Music Teachers & Schools
Today, it is rare for a musician to make a living by only playing music. This was also true 100 years ago. Even those who led some of the most popular bands of the day had to supplement their incomes. In 1890, there were nine private music teachers listed in the Elmira directory. By 1910, that number had grown to 58. Individuals offered piano, violin, and band instrument lessons. Teaching music allowed widows or unmarried women to earn a respectable income. Businesses like the Knapp School of Music offered music instruction along with instrument sales.
Georgianna Palmer was just 15 years old when she started teaching piano lessons. In 1906, she became a member of the faculty of the Corning Conservatory of Music. As her list of students increased, she opened a studio in Elmira where she taught piano to hundreds of students for more than 50 years.

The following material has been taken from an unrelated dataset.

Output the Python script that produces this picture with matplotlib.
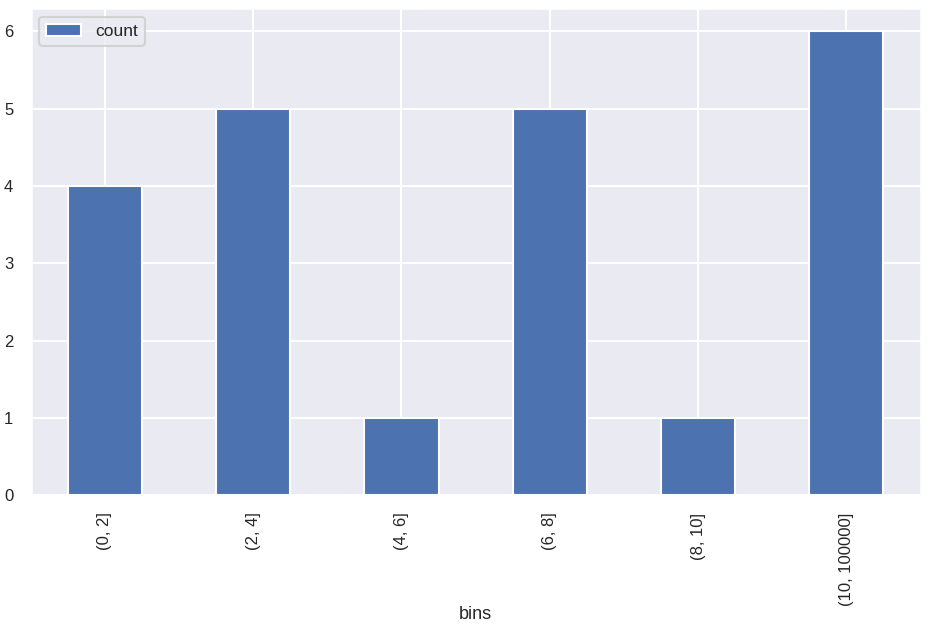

Frederick Knapp & Knapp School of Music
In 1903, Frederick Knapp began teaching private violin, cello, mandolin, and guitar lessons. He opened the Knapp School of Music on College Avenue in Elmira in 1915, offering music lessons to lower-income students. He also led a student orchestra that played at events throughout the region. His wife, Anna Knapp, took over the school after his death in 1935. She also began selling musical instruments, radios, and phonographs. The school and music store changed hands several more times in its history, and is still located at 104 College Avenue.
Knapp’s Mandolin and Guitar Orchestra, 1904
Frederick Knapp is seated in the center.
M. Doyle Marks
By the time Martin Doyle Marks was 15 years old, he had taught enough music lessons at 25 cents per lesson to purchase his own piano. After working as a traveling piano salesman for five years, he opened his first music store in Elmira in 1898. He sold musical instruments, as well as accessories and sheet music. In 1904, he introduced a line of Doylemarx pianos built to his specifications. His son joined the business in 1925, and kept it running until 1961.